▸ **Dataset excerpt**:
+++

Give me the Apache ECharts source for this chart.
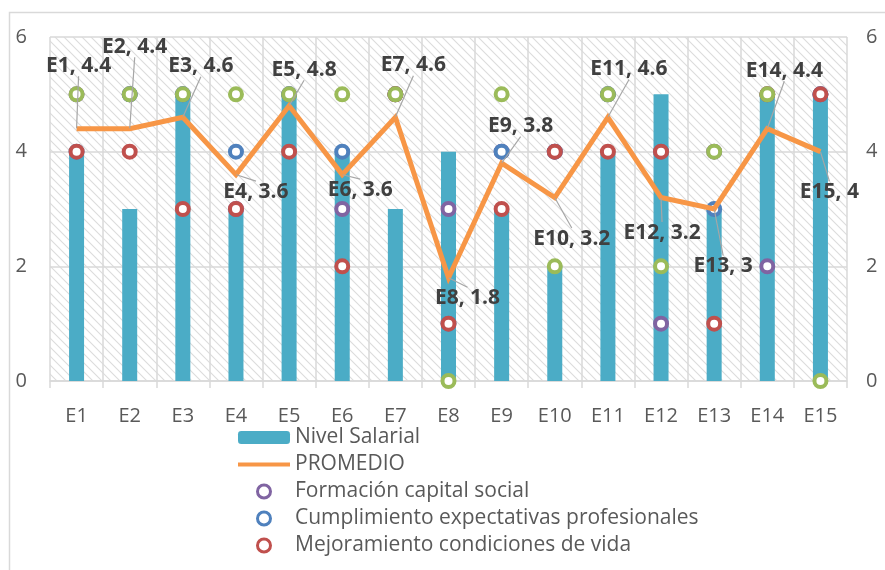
<!DOCTYPE html>
<html>
<head>
<meta charset="utf-8">
<script src="https://cdn.jsdelivr.net/npm/echarts@6/dist/echarts.min.js"></script>
<style>
html,body{margin:0;padding:0;background:#fff;}
#chart{width:885px;height:570px;}
</style>
</head>
<body>
<div id="chart"></div>
<script>
const categories = ['E1','E2','E3','E4','E5','E6','E7','E8','E9','E10','E11','E12','E13','E14','E15'];
const nivelSalarial = [4,3,5,3,5,4,3,4,3,2,4,5,3,5,5];
const promedio = [4.4,4.4,4.6,3.6,4.8,3.6,4.6,1.8,3.8,3.2,4.6,3.2,3,4.4,4];
const formacionCapital = [5,5,5,3,5,3,5,3,4,4,5,1,4,2,5];
const cumplimientoExpect = [4,5,5,4,5,4,5,1,4,4,5,4,3,5,5];
const mejoramientoVida = [4,4,3,3,4,2,5,1,3,4,4,4,1,5,5];
const quintaSerie = [5,5,5,5,5,5,5,0,5,2,5,2,4,5,0];
const yTicks = [0,2,4,6];

// label offsets (styling only)
const labelOffsets = [[2,-47],[5,-66],[18,-35],[20,33],[15,-20],[18,31],[18,-36],[19,36],[19,-21],[17,57],[21,-32],[1,51],[9,73],[17,-42],[9,56]];

const P = 9;
const pat = document.createElement('canvas');
pat.width = P; pat.height = P;
const pc = pat.getContext('2d');
pc.fillStyle = '#ffffff'; pc.fillRect(0,0,P,P);
pc.strokeStyle = '#dcdcdc'; pc.lineWidth = 1.1;
pc.beginPath();
pc.moveTo(-1,-1); pc.lineTo(P+1,P+1);
pc.moveTo(-1,P-1); pc.lineTo(1,P+1);
pc.moveTo(P-1,-1); pc.lineTo(P+1,1);
pc.stroke();

const FONT = 'Open Sans';
const grey = '#d9d9d9';
const chart = echarts.init(document.getElementById('chart'), null, {renderer:'canvas'});

function scatterSeries(name, data, color){
  return {
    name: name, type: 'scatter', yAxisIndex: 1, data: data,
    symbol: 'circle', symbolSize: 12,
    itemStyle: {color: '#ffffff', borderColor: color, borderWidth: 4, opacity: 1},
    emphasis: {disabled: true}
  };
}
function legendCircle(name, color){
  return {name: name, icon: 'circle', itemStyle: {color: '#ffffff', borderColor: color, borderWidth: 3}};
}

chart.setOption({
  animation: false,
  textStyle: {fontFamily: FONT},
  graphic: [{
    type: 'rect', left: 7, top: 10, z: -10,
    shape: {width: 1000, height: 1000},
    style: {fill: 'none', stroke: grey, lineWidth: 1.5}
  }],
  grid: {left: 50, right: 38, top: 37, bottom: 189, show: true, borderWidth: 0,
         backgroundColor: {image: pat, repeat: 'repeat'}},
  legend: {
    orient: 'vertical', left: 236, top: 427, padding: 0,
    itemWidth: 52, itemHeight: 13, itemGap: 6,
    textStyle: {fontFamily: FONT, fontSize: 21, color: '#595959', lineHeight: 21},
    data: [
      {name: 'Nivel Salarial'},
      {name: 'PROMEDIO', lineStyle: {width: 4, color: '#F79646'}},
      legendCircle('Formación capital social', '#8064A2'),
      legendCircle('Cumplimiento expectativas profesionales', '#4F81BD'),
      legendCircle('Mejoramiento condiciones de vida', '#C0504D')
    ]
  },
  xAxis: {
    type: 'category', data: categories, boundaryGap: true,
    axisLine: {lineStyle: {color: grey, width: 1.5}},
    axisTick: {show: true, length: 7, lineStyle: {color: grey, width: 1.5}},
    splitLine: {show: true, lineStyle: {color: grey, width: 1.5}},
    axisLabel: {color: '#595959', fontSize: 20, fontFamily: FONT, margin: 25}
  },
  yAxis: [{
    type: 'value', min: 0, max: 6, interval: 2,
    axisLine: {show: false}, axisTick: {show: false},
    splitLine: {lineStyle: {color: grey, width: 1.5}},
    axisLabel: {color: '#595959', fontSize: 20, fontFamily: FONT, margin: 23,
                formatter: v => yTicks.includes(v) ? String(v) : ''}
  },{
    type: 'value', min: 0, max: 6, interval: 2, position: 'right',
    axisLine: {show: false}, axisTick: {show: false}, splitLine: {show: false},
    axisLabel: {color: '#595959', fontSize: 20, fontFamily: FONT, margin: 19,
                formatter: v => yTicks.includes(v) ? String(v) : ''}
  }],
  series: [
    {name: 'Nivel Salarial', type: 'bar', data: nivelSalarial, barWidth: 15,
     itemStyle: {color: '#4BACC6'}, emphasis: {disabled: true}},
    {name: 'PROMEDIO', type: 'line', yAxisIndex: 1, data: promedio,
     symbol: 'circle', symbolSize: 1, showSymbol: true,
     lineStyle: {color: '#F79646', width: 5, join: 'miter'},
     itemStyle: {color: 'rgba(247,150,70,0)'},
     emphasis: {disabled: true},
     label: {show: true, position: 'top', distance: 5,
             formatter: p => categories[p.dataIndex] + ', ' + p.value,
             fontFamily: FONT, fontWeight: 'bold', fontSize: 21, color: '#404040', opacity: 1},
     labelLine: {show: true, lineStyle: {color: '#a6a6a6', width: 1.2}},
     labelLayout: p => ({dx: labelOffsets[p.dataIndex][0], dy: labelOffsets[p.dataIndex][1]})
    },
    scatterSeries('Formación capital social', formacionCapital, '#8064A2'),
    scatterSeries('Cumplimiento expectativas profesionales', cumplimientoExpect, '#4F81BD'),
    scatterSeries('Mejoramiento condiciones de vida', mejoramientoVida, '#C0504D'),
    scatterSeries('Serie 5', quintaSerie, '#9BBB59')
  ]
});
</script>
</body>
</html>
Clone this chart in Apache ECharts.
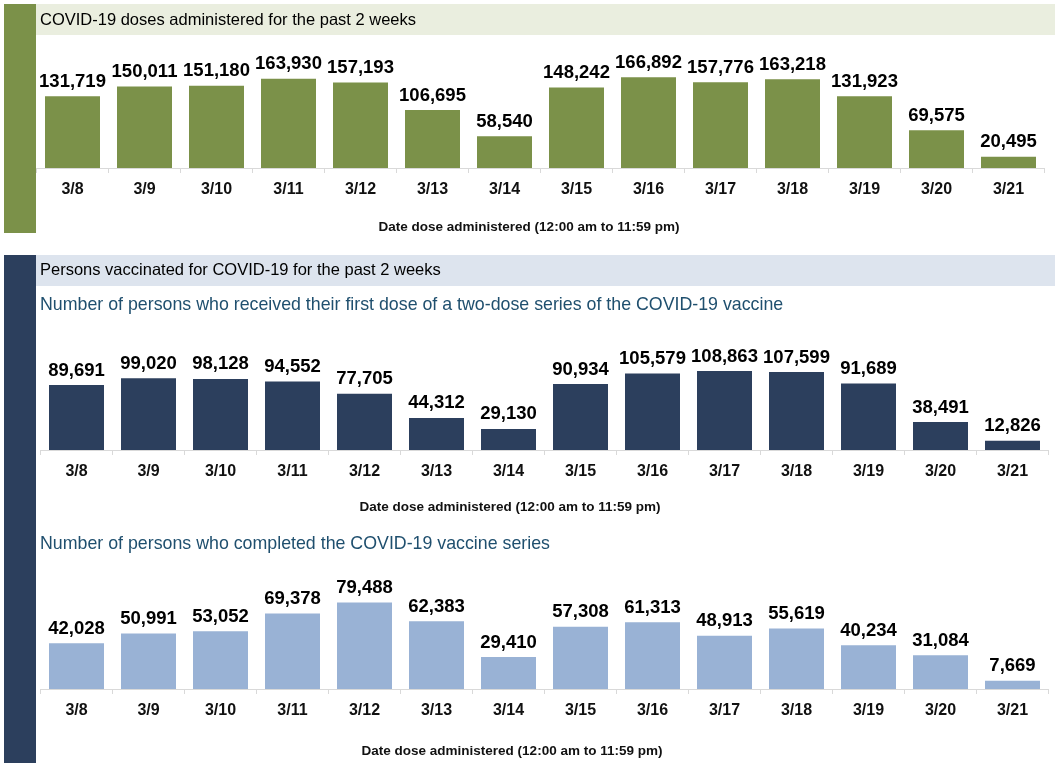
<!DOCTYPE html>
<html>
<head>
<meta charset="utf-8">
<script src="https://cdn.jsdelivr.net/npm/echarts@6/dist/echarts.min.js"></script>
<style>
html,body{margin:0;padding:0;background:#fff;}
#chart{width:1055px;height:768px;}
</style>
</head>
<body>
<div id="chart"></div>
<script>
const categories = ['3/8','3/9','3/10','3/11','3/12','3/13','3/14','3/15','3/16','3/17','3/18','3/19','3/20','3/21'];
const dosesAdministered = [131719,150011,151180,163930,157193,106695,58540,148242,166892,157776,163218,131923,69575,20495];
const firstDose = [89691,99020,98128,94552,77705,44312,29130,90934,105579,108863,107599,91689,38491,12826];
const completed = [42028,50991,53052,69378,79488,62383,29410,57308,61313,48913,55619,40234,31084,7669];

const title1 = 'COVID-19 doses administered for the past 2 weeks';
const title2 = 'Persons vaccinated for COVID-19 for the past 2 weeks';
const subtitle1 = 'Number of persons who received their first dose of a two-dose series of the COVID-19 vaccine';
const subtitle2 = 'Number of persons who completed the COVID-19 vaccine series';
const axisTitle = 'Date dose administered (12:00 am to 11:59 pm)';

const FONT = "'Liberation Sans', Arial, sans-serif";
const chart = echarts.init(document.getElementById('chart'), null, {renderer:'canvas'});

const grids = [
  {left:36.5, right:10.5, top:50, height:118},
  {left:40.5, right:6.5, top:340, height:110},
  {left:40.5, right:6.5, top:580, height:109}
];
const maxes = [217000, 151800, 100300];
const colors = ['#7b9149', '#2c3f5d', '#99b2d5'];
const datasets = [dosesAdministered, firstDose, completed];

function xAxisFor(i){
  return {
    type:'category', gridIndex:i, data:categories,
    axisLine:{show:true, lineStyle:{color:'#d9d9d9', width:1}},
    axisTick:{show:true, length:5, lineStyle:{color:'#d9d9d9'}},
    axisLabel:{margin:14, fontFamily:FONT, fontWeight:'bold', fontSize:16, color:'#111'}
  };
}
function yAxisFor(i){
  return {type:'value', gridIndex:i, min:0, max:maxes[i], show:false, splitLine:{show:false}};
}
function seriesFor(i){
  return {
    type:'bar', xAxisIndex:i, yAxisIndex:i, data:datasets[i], barWidth:55,
    itemStyle:{color:colors[i]},
    label:{show:true, position:'top', distance:5, fontFamily:FONT, fontWeight:'bold', fontSize:18.5, color:'#000',
      formatter:p=>p.value.toLocaleString('en-US')},
    animation:false
  };
}

const option = {
  animation:false,
  backgroundColor:'#fff',
  grid:grids,
  xAxis:[0,1,2].map(xAxisFor),
  yAxis:[0,1,2].map(yAxisFor),
  series:[0,1,2].map(seriesFor),
  graphic:[
    {type:'rect', shape:{x:4,y:4,width:32,height:229}, style:{fill:'#7b9149'}, silent:true},
    {type:'rect', shape:{x:36,y:4,width:1019,height:31}, style:{fill:'#eaeedf'}, silent:true},
    {type:'text', x:40, y:20, style:{text:title1, fill:'#000', font:"16.5px "+FONT, textVerticalAlign:'middle'}},
    {type:'rect', shape:{x:4,y:255,width:32,height:508}, style:{fill:'#2c3f5d'}, silent:true},
    {type:'rect', shape:{x:36,y:255,width:1019,height:31}, style:{fill:'#dde4ee'}, silent:true},
    {type:'text', x:40, y:270, style:{text:title2, fill:'#000', font:"16.5px "+FONT, textVerticalAlign:'middle'}},
    {type:'text', x:40, y:305, style:{text:subtitle1, fill:'#1f4f6e', font:"17.8px "+FONT, textVerticalAlign:'middle'}},
    {type:'text', x:40, y:544, style:{text:subtitle2, fill:'#1f4f6e', font:"17.8px "+FONT, textVerticalAlign:'middle'}},
    {type:'text', x:529, y:227, style:{text:axisTitle, fill:'#111', font:"bold 13.5px "+FONT, textAlign:'center', textVerticalAlign:'middle'}},
    {type:'text', x:510, y:507, style:{text:axisTitle, fill:'#111', font:"bold 13.5px "+FONT, textAlign:'center', textVerticalAlign:'middle'}},
    {type:'text', x:512, y:751, style:{text:axisTitle, fill:'#111', font:"bold 13.5px "+FONT, textAlign:'center', textVerticalAlign:'middle'}}
  ]
};
chart.setOption(option);
</script>
</body>
</html>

+++

▸ **Stated goal**:
Identify all lines where the word "this" shows up. Copy them.

▸ **Final result**:
Give me the Apache ECharts source for this chart.
Clone this chart in Apache ECharts.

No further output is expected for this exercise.